Nothing, but nothing, changes, everything really does stay the same.

I discovered this while researching a part played in a financial disaster in the mid 1880s by a Manchester clergyman, turned lawyer, turned MP, Sir William Thackeray Marriott.


In most things he was a dishonest, disreputable operator. But between a company fraud and accepting a bribe to get a lordship for a crook, he did one good thing. He resigned on principle over the UK government’s Middle Eastern policy. This is part of his speech that night February 18 1884 critical of his own government. All I have done is take out the references to the actual Middle Eastern country he was referring to then and inserted —– for country and politician.  You fill in the blanks.

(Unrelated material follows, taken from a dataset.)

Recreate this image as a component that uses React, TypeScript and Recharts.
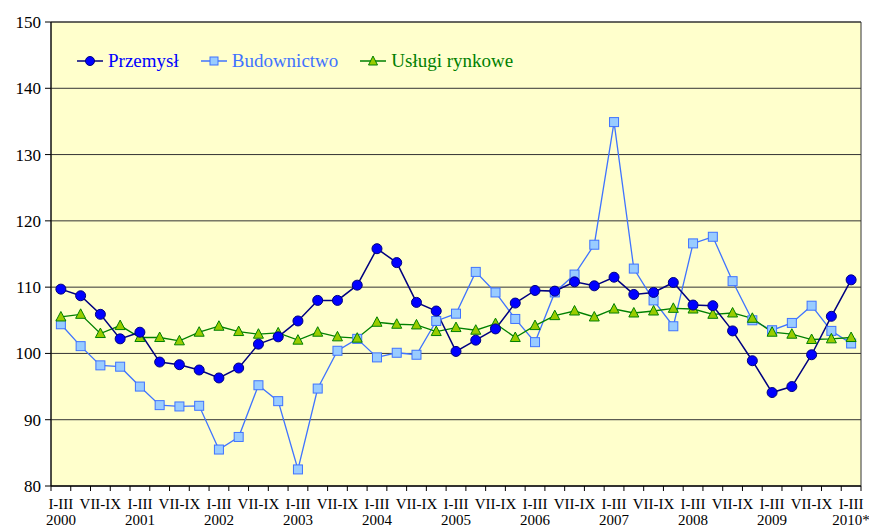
import React from "react";
import {
  LineChart,
  Line,
  XAxis,
  YAxis,
  CartesianGrid,
  Legend,
  ReferenceArea,
} from "recharts";

// lata i kwartały (2000 I-III ... 2010 I-III)
const years = ["2000", "2001", "2002", "2003", "2004", "2005", "2006", "2007", "2008", "2009", "2010*"];
const quarters = ["I-III", "IV-VI", "VII-IX", "X-XII"];

const przemysl = [
  109.7, 108.7, 105.9, 102.2, 103.2, 98.7, 98.3, 97.5, 96.3, 97.8,
  101.4, 102.5, 104.9, 108.0, 108.0, 110.3, 115.8, 113.7, 107.7, 106.4,
  100.3, 102.0, 103.7, 107.6, 109.5, 109.4, 110.8, 110.2, 111.5, 108.9,
  109.2, 110.7, 107.3, 107.2, 103.4, 98.9, 94.1, 95.0, 99.8, 105.6,
  111.1,
];

const budownictwo = [
  104.4, 101.1, 98.2, 98.0, 95.0, 92.2, 92.0, 92.1, 85.5, 87.4,
  95.2, 92.8, 82.5, 94.7, 100.4, 102.2, 99.4, 100.1, 99.8, 104.9,
  106.0, 112.3, 109.2, 105.2, 101.7, 109.2, 111.9, 116.4, 134.9, 112.8,
  108.0, 104.1, 116.6, 117.6, 110.9, 105.0, 103.5, 104.6, 107.2, 103.4,
  101.5,
];

const uslugi = [
  105.5, 105.9, 103.0, 104.2, 102.4, 102.4, 101.9, 103.2, 104.1, 103.3,
  102.9, 103.1, 102.0, 103.2, 102.5, 102.3, 104.7, 104.4, 104.3, 103.3,
  103.9, 103.5, 104.5, 102.4, 104.2, 105.7, 106.4, 105.5, 106.7, 106.1,
  106.4, 106.8, 106.7, 105.9, 106.1, 105.3, 103.2, 102.9, 102.1, 102.2,
  102.4,
];

const yTicks = [80, 90, 100, 110, 120, 130, 140, 150];

const data = przemysl.map((v, i) => ({
  x: i,
  period: quarters[i % 4],
  year: years[Math.floor(i / 4)],
  przemysl: v,
  budownictwo: budownictwo[i],
  uslugi: uslugi[i],
}));

// ticki co pół kategorii: granice (kreski) i środki (etykiety)
const xTicks = Array.from({ length: data.length * 2 + 1 }, (_, i) => i / 2 - 0.5);

const FONT = "'Liberation Serif', 'Times New Roman', Times, serif";

const COLORS = {
  przemyslLine: "#000080",
  przemyslDot: "#0000FF",
  budLine: "#3F73FF",
  budFill: "#99CCFF",
  uslLine: "#008000",
  uslFill: "#99CC00",
};

function XTick(props: any) {
  const { x, y, payload } = props;
  const v = payload.value as number;
  if (!Number.isInteger(v)) {
    return <line x1={x} y1={y - 5} x2={x} y2={y} stroke="#000" strokeWidth={1} />;
  }
  if (v % 2 !== 0) return null;
  const row = data[v];
  return (
    <g style={{ fontFamily: FONT }}>
      <text x={x} y={y + 18} textAnchor="middle" fontSize={15} fill="#000">
        {row.period}
      </text>
      {row.period === "I-III" && (
        <text x={x} y={y + 34} textAnchor="middle" fontSize={15} fill="#000">
          {row.year}
        </text>
      )}
    </g>
  );
}

function YTick(props: any) {
  const { x, y, payload } = props;
  return (
    <text
      x={x}
      y={y}
      dy={6}
      textAnchor="end"
      fontSize={17}
      fill="#000"
      style={{ fontFamily: FONT }}
    >
      {payload.value}
    </text>
  );
}

function SquareDot(props: any) {
  const { cx, cy, index } = props;
  return (
    <rect
      key={`sq-${index}`}
      x={cx - 4.5}
      y={cy - 4.5}
      width={9}
      height={9}
      fill={COLORS.budFill}
      stroke={COLORS.budLine}
      strokeWidth={1}
    />
  );
}

function TriangleDot(props: any) {
  const { cx, cy, index } = props;
  return (
    <path
      key={`tr-${index}`}
      d={`M${cx},${cy - 5.5} L${cx + 5},${cy + 4} L${cx - 5},${cy + 4} Z`}
      fill={COLORS.uslFill}
      stroke={COLORS.uslLine}
      strokeWidth={1}
    />
  );
}

const legendItems = [
  { name: "Przemysł", line: COLORS.przemyslLine, text: COLORS.przemyslDot, kind: "circle" },
  { name: "Budownictwo", line: COLORS.budLine, text: COLORS.budLine, kind: "square" },
  { name: "Usługi rynkowe", line: COLORS.uslLine, text: COLORS.uslLine, kind: "triangle" },
];

function LegendContent() {
  return (
    <div style={{ display: "flex", alignItems: "center", height: 22, fontFamily: FONT, fontSize: 19, whiteSpace: "nowrap" }}>
      {legendItems.map((item) => (
        <div key={item.name} style={{ display: "flex", alignItems: "center", marginRight: 22 }}>
          <svg width={26} height={14} style={{ marginRight: 5 }}>
            <line x1={0} y1={7} x2={26} y2={7} stroke={item.line} strokeWidth={1.5} />
            {item.kind === "circle" && (
              <circle cx={13} cy={7} r={4.5} fill={COLORS.przemyslDot} stroke={COLORS.przemyslLine} />
            )}
            {item.kind === "square" && (
              <rect x={9} y={3} width={8} height={8} fill={COLORS.budFill} stroke={COLORS.budLine} />
            )}
            {item.kind === "triangle" && (
              <path d="M13,2 L17.5,11 L8.5,11 Z" fill={COLORS.uslFill} stroke={COLORS.uslLine} />
            )}
          </svg>
          <span style={{ color: item.text, fontFamily: FONT }}>{item.name}</span>
        </div>
      ))}
    </div>
  );
}

export default function App() {
  return (
    <div style={{ position: "absolute", left: 0, top: 0, background: "#fff" }}>
      <LineChart
        width={869}
        height={531}
        data={data}
        margin={{ top: 0, right: 8, bottom: 0, left: 0 }}
      >
        <CartesianGrid vertical={false} stroke="#333" fill="#FFFFCC" fillOpacity={1} />
        <ReferenceArea x1={-0.5} x2={40.5} y1={80} y2={150} fill="none" stroke="#333" strokeWidth={1} />
        <XAxis
          dataKey="x"
          type="number"
          domain={[-0.5, 40.5]}
          ticks={xTicks}
          interval={0}
          height={45}
          tickSize={5}
          tickMargin={0}
          tickLine={false}
          axisLine={{ stroke: "#000" }}
          tick={<XTick />}
        />
        <YAxis
          domain={[80, 150]}
          ticks={yTicks}
          width={51}
          tickSize={6}
          tickMargin={4}
          axisLine={{ stroke: "#000" }}
          tickLine={{ stroke: "#000" }}
          tick={<YTick />}
        />
        {/* legenda rezerwuje 22px u góry, sama leży wewnątrz wykresu */}
        <Legend
          verticalAlign="top"
          align="left"
          content={<LegendContent />}
          wrapperStyle={{ top: 50, left: 77, width: 520, height: 22 }}
        />
        <Line
          dataKey="budownictwo"
          stroke={COLORS.budLine}
          strokeWidth={1.3}
          dot={SquareDot}
          isAnimationActive={false}
        />
        <Line
          dataKey="uslugi"
          stroke={COLORS.uslLine}
          strokeWidth={1.3}
          dot={TriangleDot}
          isAnimationActive={false}
        />
        <Line
          dataKey="przemysl"
          stroke={COLORS.przemyslLine}
          strokeWidth={1.5}
          dot={{ r: 5, fill: COLORS.przemyslDot, stroke: COLORS.przemyslLine, strokeWidth: 1 }}
          isAnimationActive={false}
        />
      </LineChart>
    </div>
  );
}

We know what he did. He bombarded the place, but there were no troops sent to support him. It is perfectly clear to all people in —–, that if —— had been properly supported on that occasion, there never would have been war in ——. The war itself, therefore, was the result of the vacillation and inconsistency of Her Majesty’s Government. There is one bright spot in our —— policy, and that is the way in which the war was conducted by the military authorities… despite the sneers of some carpet critics, whom we hear now and then in the House.

Her Majesty’s Government might have done one of two things: they might have said to —— “Now that we have driven —— out, you can govern the country according to your own plan, and we know what will be the result.

Probably —— will be called to the head of affairs, and corruption and bribery may have to be resorted to, and many lives lost, but a stable Government must be formed.” Or Her Majesty’s Government might have said they would take over the rule for a certain period, and in that time establish a stable and a just Government.

What did we do? We followed neither of these courses. We said—”You shall govern, but you shall do it in our way. You shall govern, but it shall be in accordance with English ideas.” To anyone who knows the Eastern mind, that is asking an absolute impossibility at the present time.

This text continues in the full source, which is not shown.